Outre « l’incitation à troubler l’ordre public », le chrétien a été accusé d’avoir violé la loi sur les médias, l’information et la communication promulguée en 2006, selon laquelle toute projection publique de film est soumise à un visionnage préalable par les autorités.

 

« Les deux villages [de Gonggaon et Simkharkha] n’ont pas l’électricité, rapporte Kuensel, mais Prem Singh Gurung a apporté, avec l’aide de quelques membres de la communauté villageoise, un projecteur et un générateur pour les séances de cinéma. » Ces villages sont situés dans une zone reculée, à presque deux jours de marche de la route la plus proche. Ils sont l’image même, aux yeux des Bhoutanais, du « royaume préservé » dont il faut à tout prix empêcher la contamination par des cultures étrangères parmi lesquelles le christianisme, religion non reconnue par le royaume bouddhiste, figure en première place.

 

La liberté religieuse est cependant inscrite à l’article 7 de la nouvelle constitution de l’Etat, promulguée en 2008. Mais, comme le rapporte le quotidien Bhutan Observer, citant les propos du ministre de l’Intérieur bhoutanais, Lyonpo Minjur Dorji : « Il n’y a absolument aucun problème si vous naissez chrétiens… La Constitution vous protège.
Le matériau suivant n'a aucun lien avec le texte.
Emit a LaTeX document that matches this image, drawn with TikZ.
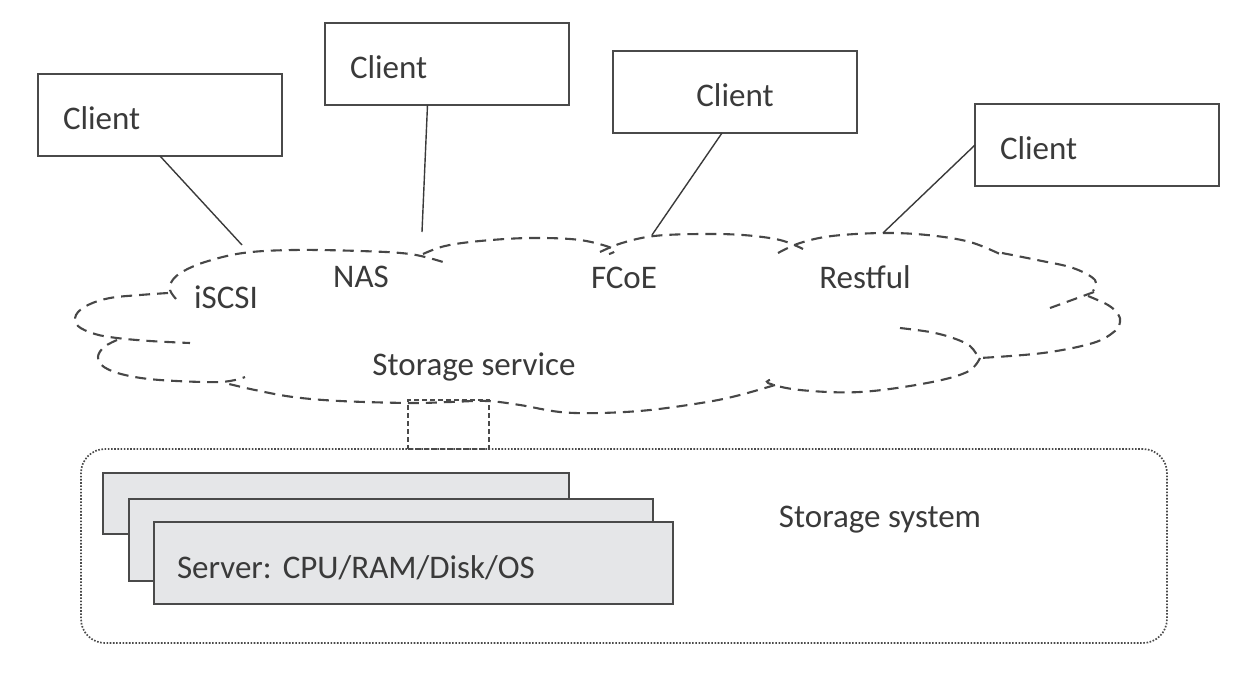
\documentclass[tikz,border=0pt]{standalone}
\usepackage{fontspec}
\setmainfont{Carlito}
\frenchspacing
\usetikzlibrary{calc}
\definecolor{ink}{HTML}{3A3A3A}
\definecolor{boxline}{HTML}{4A4A4A}
\definecolor{cloudline}{HTML}{474747}
\definecolor{srvfill}{HTML}{E5E6E8}
\tikzset{
  every node/.style={font=\fontsize{33}{40}\selectfont, text=ink},
  client/.style={draw=boxline, line width=1.8pt, minimum width=244pt, minimum height=82pt,
    anchor=north west, inner sep=0pt, outer sep=0pt, text height=28pt, text depth=0pt},
  leftclient/.style={client, align=left, text width=194pt, inner xsep=25pt},
  conn/.style={draw=ink, line width=1.4pt},
  lobe/.style={draw=cloudline, line width=2.1pt, dash pattern=on 11pt off 7pt},
  lbl/.style={anchor=base, inner sep=0pt},
  server/.style={draw=boxline, fill=srvfill, line width=1.8pt, anchor=north west,
    inner sep=0pt, outer sep=0pt},
  sysbox/.style={draw=boxline, line width=1.7pt, dash pattern=on 1.6pt off 1.6pt,
    rounded corners=24pt, anchor=north west, inner sep=0pt, outer sep=0pt},
  linkbox/.style={draw=boxline, line width=1.5pt, dash pattern=on 5pt off 3pt,
    anchor=north west, inner sep=0pt, outer sep=0pt}
}
\begin{document}
\begin{tikzpicture}[x=1pt, y=-1pt]
\useasboundingbox (0,0) rectangle (1254,678);

% clients
\node[leftclient] (cl1) at (38,74) {Client};
\node[leftclient] (cl2) at (325,23) {Client};
\node[client, align=center] (cl3) at (613,51) {Client};
\node[leftclient] (cl4) at (975,104) {Client};

% cloud lobes
\draw[lobe] plot[smooth, tension=0.6] coordinates {(176,299) (170,290) (172,281) (182,272) (205,262) (243,253) (293,250) (360,251) (410,254) (443,262)};
\draw[lobe] plot[smooth, tension=0.6] coordinates {(423,254) (445,246) (480,241) (530,238) (580,240) (614,249) (609,254)};
\draw[lobe] plot[smooth, tension=0.6] coordinates {(600,252) (622,243) (654,236) (700,234) (743,235) (780,240) (803,249)};
\draw[lobe] plot[smooth, tension=0.6] coordinates {(778,253) (800,243) (832,236) (883,233) (927,235) (970,242) (1004,256)};
\draw[lobe] plot[smooth, tension=0.6] coordinates {(1002,253) (1037,260) (1073,268) (1095,280) (1093,291)};
\draw[lobe] plot[smooth, tension=0.6] coordinates {(1094,292) (1072,300) (1050,308)};
\draw[lobe] plot[smooth, tension=0.6] coordinates {(1088,296) (1108,305) (1118,314) (1120,322) (1115,331) (1093,343) (1043,353) (980,358)};
\draw[lobe] plot[smooth, tension=0.6] coordinates {(900,328) (930,332) (953,338) (970,346) (978,357)};
\draw[lobe] plot[smooth, tension=0.6] coordinates {(980,358) (967,372) (927,383) (860,392) (800,390) (768,383) (773,379)};
\draw[lobe] plot[smooth, tension=0.6] coordinates {(775,385) (740,395) (707,402) (650,410) (600,413) (560,412) (520,405) (487,401) (450,402) (410,403) (340,401) (293,397) (255,390) (225,383)};
\draw[lobe] plot[smooth, tension=0.6] coordinates {(117,340) (104,347) (98,357) (104,367) (125,375) (160,380) (220,382) (245,377)};
\draw[lobe] plot[smooth, tension=0.6] coordinates {(168,293) (140,295) (110,298) (88,305) (76,315) (78,326) (95,334) (117,338) (150,341) (190,343)};

% cloud labels
\node[lbl] (iscsi) at (226,308) {iSCSI};
\node[lbl] (nas) at (361,287) {NAS};
\node[lbl] (fcoe) at (624,288) {FCoE};
\node[lbl] (restful) at (865,288) {Restful};
\node[lbl] (svc) at (474,375) {Storage service};

% connectors
\coordinate (e1) at (242,245);
\coordinate (e2) at (422,232);
\coordinate (e3) at (652,235);
\coordinate (e4) at (883,233);
\draw[conn] (cl1.south) -- (e1);
\draw[conn] ($(cl2.south)+(-19.5,0)$) -- (e2);
\draw[conn] ($(cl3.south)+(-13,0)$) -- (e3);
\draw[conn] (cl4.west) -- (e4);

% storage system
\node[sysbox, minimum width=1086pt, minimum height=194pt] (sys) at (81,449) {};
\node[linkbox, minimum width=81pt, minimum height=49pt] (link) at (408,400) {};
\node[server, minimum width=466pt, minimum height=61pt] (s1) at (103,473) {};
\node[server, minimum width=524pt, minimum height=82pt] (s2) at (129,499) {};
\node[server, minimum width=519pt, minimum height=82pt, align=left, text width=473pt,
  inner xsep=23pt, text height=30pt, text depth=0pt] (s3) at (154,522) {Server: CPU/RAM/Disk/OS};
\node[lbl] (syslbl) at (880,527) {Storage system};
\end{tikzpicture}
\end{document}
Mais il est tout à fait illégal de chercher à convertir (…). Si nous avons des preuves de prosélytisme dans notre pays, nous nous devons de prendre des mesures immédiates » (1).

 

Dans le royaume bouddhiste himalayen, le protectionnisme est une vertu quasi érigée en dogme d’Etat. Malgré l’impulsion moderniste donnée par le jeune souverain Jigme Khesar Namgyel, qui a accédé au trône en 2008 et poursuivi le programme de démocratisation amorcé par son père, la « cohésion nationale » est devenue, plus que jamais, le mot d’ordre de l’Etat bhoutanais. Au Bhoutan, seul pays où le bouddhisme sous sa forme tantrique Vajrayana (lamaïsme) est religion d’Etat, toute autre religion – et le christianisme en particulier – est considérée comme une menace pour l’identité bhoutanaise et comme l’avant-garde d’un Occident aux « influences néfastes » (2). La dernière manifestation de cette stigmatisation du christianisme est une loi anti-conversion ; en passe d’être votée très prochainement par le Parlement bhoutanais, elle suscite une forte inquiétude dans les milieux chrétiens, déjà en butte à de nombreuses et croissantes discriminations (3). Cette loi, qui vise à punir d’un à trois ans d’emprisonnement « toute tentative par la séduction ou par quelque moyen que ce soit » pour « tenter de convertir un citoyen bhoutanais à une autre religion que la sienne », semble, dans le cas de Prem Singh Gurung, avoir été appliquée avant même son vote par le Parlement (4).

 

Par ailleurs, la nouvelle de l’emprisonnement du chrétien n’a été connue que tardivement, les autorités bhoutanaises ne voulant pas ébruiter le verdict. Ce n’est qu’une semaine plus tard qu’une version officielle est parue dans le quotidien Kuensel, puis a été reprise par différents médias (5).

 

Si l’Etat bhoutanais n’a fait aucun commentaire sur l’événement, certains membres de la communauté hindoue, également minoritaire au Bhoutan, ont réagi par l’intermédiaire de blogs et de groupes de discussion. Sur le site du Bhutan News Service, par exemple, un certain Sushil s’indigne : « C’est comme cela que nous étions traités lorsque nous essayions de célébrer nos fêtes [hindoues] dans les années 1980-1990 au Bhoutan (…). Que faut-il encore à la communauté internationale pour qu’elle comprenne enfin que certaines communautés ne peuvent jouir de la liberté de religion ! (…) L’ONU devrait apprendre au Bhoutan ce qu’est la vraie définition du Bonheur National Brut (6) ».

 

Selon les statistiques officielles, plus de 75 % des 680 000 Bhoutanais sont bouddhistes, répartis principalement dans les régions de l’ouest et de l’est, 22 % sont hindous – la plupart d’origine népalaise – et occupent la partie méridionale du pays. Les Eglises chrétiennes au Bhoutan étant « souterraines », il n’existe pas de statistiques précises les concernant. Selon des sources ecclésiastiques, essentiellement protestantes, les chrétiens seraient entre 3 000 et 6 000, toutes confessions confondues, parmi lesquels se trouveraient quelques centaines de catholiques. La Bible a été traduite récemment en dzongkha, la langue nationale, attestant ainsi le développement d’une Eglise indigène.